Are you perpetually lonely

stricken with Hobnobs disease

afraid to acknowledge friends

too busy trying to please?

Here’s a marvelous solution-

if you’ve given up hope-

you can check out in haute couture with a Louis Vuitton noosed rope!

Restorative Justice

“Prisons of the Future”

Brian Sirois

What may those who are incarcerated look forward too? For example, one who has injured another may be given an opportunity to work for that person and do service for them, or to earn for them in order to make up for their error which was caused. Not all errors can be made up for, but there can be some kind of equity involved. The person who is simply incarcerated, or whose eye was plucked out because they had plucked out the eye of another, has not in actuality given anything in compensation to the first person to make the first person’s life any better, other than a sense of mutual revenge.

Vengeance towards one who has committed a crime is not a wholesome value, but whereby the one who has committed a crime is forced or given the opportunity to give some meaningful service to compensate for the crime committed, then that can become a more meaningful form of equity and balance. The prisons of the future, another than simply being warehouses of incarcerated people, may consist of meaningful occupations within the prison or nearby, whereby the person may earn a decent wage, or may earn some form of compensation, which will be delivered to the victims of their crime.

This is, in part, because of this perverted form of punishment that many people subscribe to, i.e. lock them up and throw away the key attitude, is not working. What essentially happens is a person who committed a crime spends their time in prison, with little to nothing productive to do, and then being released, some have said to me, “I have served my punishment. I have served my time. I no longer feel guilty, or no longer feel I have a debt to society for the crime I committed.” Such people do not in all actuality feel themselves to be wholesome citizens of the society, for simply sitting in a prison, or serving time for a crime does not balance in reality the energies which the victim suffered.

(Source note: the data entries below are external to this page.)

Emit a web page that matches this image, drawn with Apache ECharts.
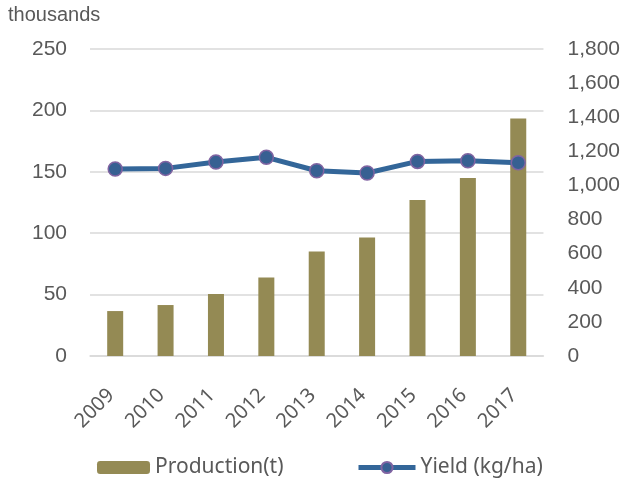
<!DOCTYPE html>
<html><head><meta charset="utf-8">
<script src="https://cdn.jsdelivr.net/npm/echarts@6/dist/echarts.min.js"></script>
<style>html,body{margin:0;padding:0;background:#fff}#c{width:623px;height:479px}</style>
</head><body><div id="c"></div>
<script>
const years = ['2009','2010','2011','2012','2013','2014','2015','2016','2017'];
const production = [36.6, 41.5, 50.5, 64, 85, 96.5, 127, 145, 193.5];
const yieldKgHa = [1096, 1100, 1137, 1165, 1086, 1073, 1141, 1145, 1133];
const leftTicks = {min: 0, max: 250, interval: 50};
const rightTicks = {min: 0, max: 1800, interval: 200};

const chart = echarts.init(document.getElementById('c'));
chart.setOption({
  animation: false,
  grid: {left: 90, right: 78, top: 49, bottom: 123, containLabel: false},
  graphic: [{type: 'text', left: 8, top: 5, style: {text: 'thousands', font: '20px "Liberation Sans"', fill: '#595959'}}],
  legend: [
    {data: ['Production(t)'], left: 92, top: 452, padding: 5, itemWidth: 53, itemHeight: 13, itemGap: 5,
     textStyle: {fontFamily: 'Noto Sans', fontSize: 21, color: '#595959'}},
    {data: ['Yield (kg/ha)'], left: 351, top: 452, padding: 5, itemWidth: 57, itemHeight: 14,
     lineStyle: {width: 5, color: '#336699'},
     textStyle: {fontFamily: 'Noto Sans', fontSize: 21, color: '#595959'}}
  ],
  xAxis: {
    type: 'category', data: years,
    axisLine: {lineStyle: {color: '#d9d9d9', width: 1.5}},
    axisTick: {show: false},
    axisLabel: {rotate: 45, color: '#595959', fontFamily: 'Noto Sans', fontSize: 20, margin: 32, padding: [0, 6, 0, 0]}
  },
  yAxis: [
    {type: 'value', ...leftTicks,
     axisLine: {show: false}, axisTick: {show: false},
     splitLine: {lineStyle: {color: '#d9d9d9', width: 1.5}},
     axisLabel: {color: '#595959', fontFamily: 'Liberation Sans', fontSize: 21, margin: 23}},
    {type: 'value', ...rightTicks,
     axisLine: {show: false}, axisTick: {show: false}, splitLine: {show: false},
     axisLabel: {color: '#595959', fontFamily: 'Liberation Sans', fontSize: 21, margin: 24,
       formatter: v => v.toLocaleString('en-US')}}
  ],
  series: [
    {name: 'Production(t)', type: 'bar', data: production, yAxisIndex: 0, barWidth: 16,
     itemStyle: {color: '#948a54'}},
    {name: 'Yield (kg/ha)', type: 'line', data: yieldKgHa, yAxisIndex: 1,
     symbol: 'circle', symbolSize: 14,
     lineStyle: {color: '#336699', width: 5},
     itemStyle: {color: '#376092', borderColor: '#8064a2', borderWidth: 1.5}}
  ]
});
</script></body></html>
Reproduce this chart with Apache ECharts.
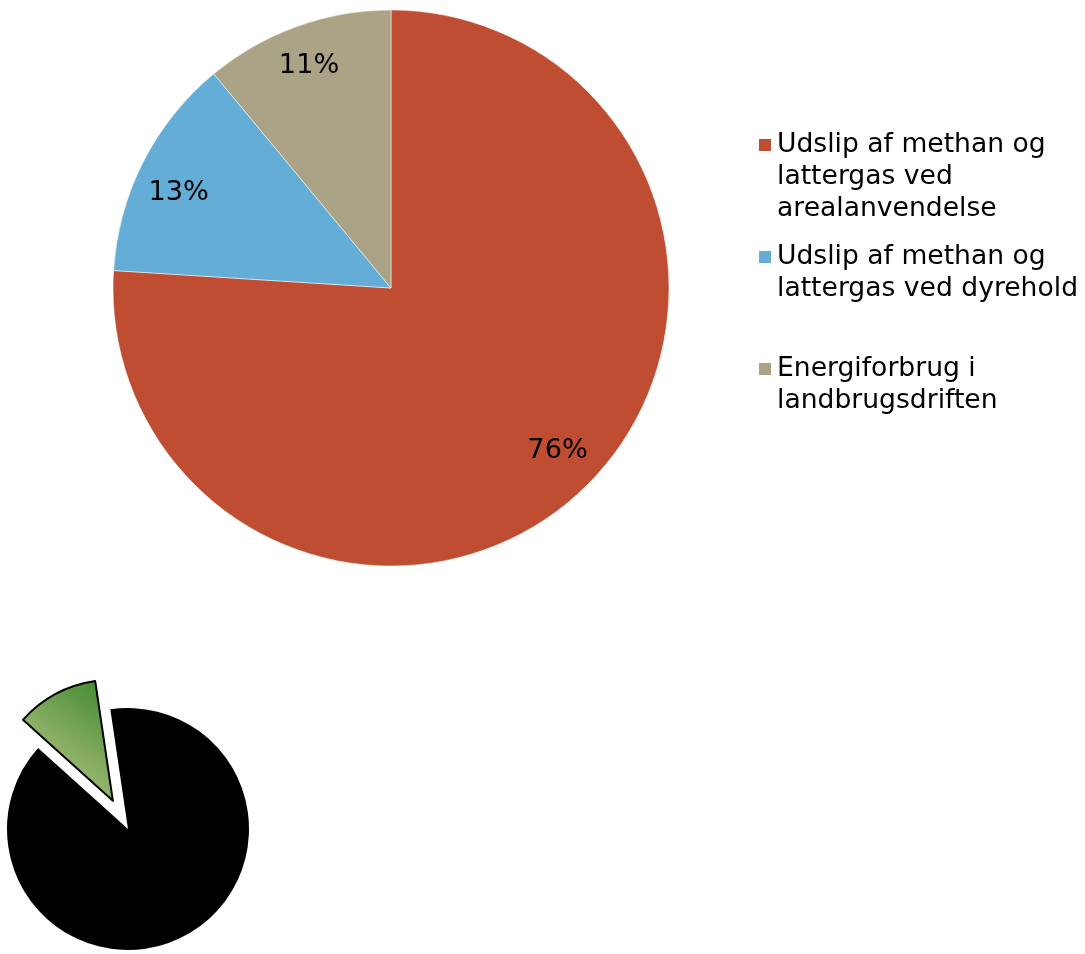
<!DOCTYPE html>
<html>
<head>
<meta charset="utf-8">
<script src="https://cdn.jsdelivr.net/npm/echarts@6/dist/echarts.min.js"></script>
<style>
  html, body { margin: 0; padding: 0; background: #fff; }
  #chart { width: 1085px; height: 954px; }
</style>
</head>
<body>
<div id="chart"></div>
<script>
// Emission shares in agriculture (percent)
const categories = [
  'Udslip af methan og\nlattergas ved\narealanvendelse',
  'Udslip af methan og\nlattergas ved dyrehold',
  'Energiforbrug i\nlandbrugsdriften'
];
const shares = [76, 13, 11];
const colors = ['#BE4D31', '#63ADD6', '#AAA386'];

// Small icon pie: highlighted part vs rest
const iconNames = ['Andel', 'Rest'];
const iconValues = [11, 89];

const FONT = '"DejaVu Sans", Verdana, sans-serif';
const LINE = 32;
// small nudges for the percentage labels
const labelNudge = [[5, -9], [-2, 12], [-2, 0]];

// Pad every legend entry to five lines so that its first line sits on the icon
function legendText(name) {
  const lines = name.split('\n');
  const above = ['', ''];
  const below = [];
  while (above.length + lines.length + below.length < 5) below.push(' ');
  return above.concat(lines, below).join('\n');
}

const mainData = categories.map((name, i) => ({
  name: name, value: shares[i], itemStyle: { color: colors[i] }
}));

const chart = echarts.init(document.getElementById('chart'), null, { renderer: 'canvas' });

chart.setOption({
  animation: false,
  backgroundColor: '#fff',
  legend: {
    orient: 'vertical',
    left: 757,
    top: 65,
    padding: 0,
    itemWidth: 14,
    itemHeight: 14,
    itemGap: 112 - 5 * LINE,
    icon: 'rect',
    data: categories,
    selectedMode: false,
    formatter: legendText,
    textStyle: { fontFamily: FONT, fontSize: 26.6, lineHeight: LINE, color: '#000' }
  },
  series: [
    {
      type: 'pie',
      center: [391, 288],
      radius: [0, 278],
      startAngle: 90,
      clockwise: true,
      silent: true,
      label: { show: false },
      labelLine: { show: false },
      itemStyle: { borderColor: '#ffffff', borderWidth: 0.5 },
      emphasis: { disabled: true },
      data: mainData
    },
    {
      // label ring: places the percentages near the outer edge
      type: 'pie',
      center: [391, 288],
      radius: [188, 278],
      startAngle: 90,
      clockwise: true,
      silent: true,
      itemStyle: { color: 'rgba(0,0,0,0)' },
      label: {
        show: true,
        position: 'inside',
        formatter: p => p.value + '%',
        fontFamily: FONT,
        fontSize: 27.2,
        color: '#000'
      },
      labelLine: { show: false },
      emphasis: { disabled: true },
      data: categories.map((name, i) => ({
        name: name, value: shares[i], label: { offset: labelNudge[i] }
      }))
    },
    {
      type: 'pie',
      center: [128, 829],
      radius: [0, 121],
      startAngle: 138,
      clockwise: true,
      silent: true,
      selectedMode: 'single',
      selectedOffset: 32,
      label: { show: false },
      labelLine: { show: false },
      emphasis: { disabled: true },
      data: [
        {
          name: iconNames[0],
          value: iconValues[0],
          selected: true,
          itemStyle: {
            borderColor: '#000',
            borderWidth: 2,
            color: new echarts.graphic.LinearGradient(1, 0, 0, 1, [
              { offset: 0, color: '#3A862A' },
              { offset: 0.5, color: '#84AB60' },
              { offset: 1, color: '#B8CF8E' }
            ])
          }
        },
        { name: iconNames[1], value: iconValues[1], itemStyle: { color: '#000' } }
      ]
    }
  ]
});
</script>
</body>
</html>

Psychology 400, and the penal system of Europe have learned: The victim and the energies to balance the victim’s injury should in fact be paid by the energies of the one who so violated. That when the violator repays for the injury to the violated, then the violator has neutralized the karma, has balanced the karma involved. But simply to sit in a jail cell for a prescribed duration, (time out penalty), while the victim must live the injury and receive no compensation whatsoever; this is not a form of justice. Just look at their penalogical structure and sentencing, as a model. Where everyone including murderers, serves short intense sentences, has weekend furloughs; a meaningful job with compatible wages; attends intense restorative justice programs, giving then a hand up, not a hand out, and their recidivism rate is less than ¼ of one percent, or one person in over 400 is likely to reoffend, and they aren’t building any more prisons. Compare this to the U.S. as a whole, or even worse yet, to Massachusetts! Ouch!

With the Mass. State Governor, Deval Patrick, and the DOC Commissioner, Harold Clarke in office, taking note that the current system is just not working, this new system could be easily implemented if enough people in society would wake up and look around and begin to ask for this type of prison reform and for criminal reform bills to be enacted, can become a reality, saving the tax payers billions of hard earned dollars a year. For the court systems are not about justice, they’re about control!

In the case wherein a victim can not be compensated, such as where a life has been taken, and wherein the remaining victims, such as family can not be compensated, for they perhaps do not exist, then the one who violated can be sentenced to give meaningful service to other needy persons to the degree that would balance the type or nature of their crime, to that person who is no longer present upon Mother Earth.